We, the already-tired crew on the feature film Yellow Day, were stuck. We quickly covered the large cameras in heavy plastic and donned rain gear while Bob, our Dutch production manager, called it for the day.
Not good.
Forty employees sitting idle is not cheap. And I’m the executive producer/writer of Yellow Day. I’m looking at every rain drop and thinking each one costs us a dollar.
I look out onto the set, which is anything but a set.
This is the Pavilion. The Pavilion at Camp Grace.
Camp Grace is normally covered in sun and green with kids running across its plains. Camp Grace, the beautiful and sweeping land nestled on the edge of Mobile, Alabama. Camp Grace, which hosts special needs camps, retreats, and other various outreach programs throughout the year at no cost to participants. Camp Grace, owned by the generous Pilot family.

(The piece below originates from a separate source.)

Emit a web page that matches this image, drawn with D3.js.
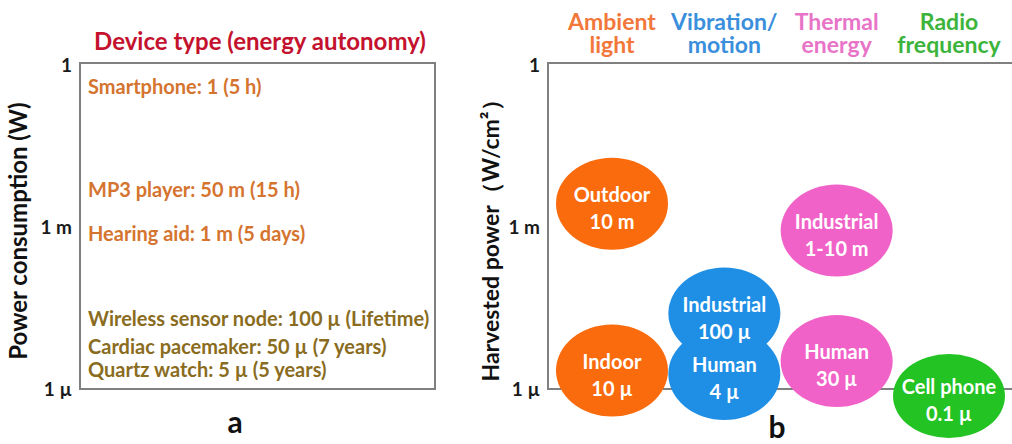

We were shooting a movie at Camp Grace, and now the wind, rain, and lightning said, “Stop.”
Rain was bound to happen, but for two weeks we’d been in the clear. It now seemed God saved all the rain for one day and was cashing out. Angry rain. Slamming the Pavilion roof.
I really haven’t talked about the Pavilion yet.
The Pavilion at Camp Grace was the best place to be when the rain came. Had the rain come when we were at the ropes course, I’m not sure what we’d have done. But the rain came on the Pavilion shoot day. The Pavilion. Spacious and open with a thick, metal roof. A full, industrial kitchen. A large stage and walking area, seating hundreds of people. The Pavilion, which rests on the edge of a majestic lake stocked with fish for kids’ rod and reels. The Pavilion, made of beautiful wood and black iron. Looks kind of like a docked ship. I’d often thought it seemed a pirate ship with the tough film crew. A film crew now capsized, with jaded faces, far different from the bright campers around us.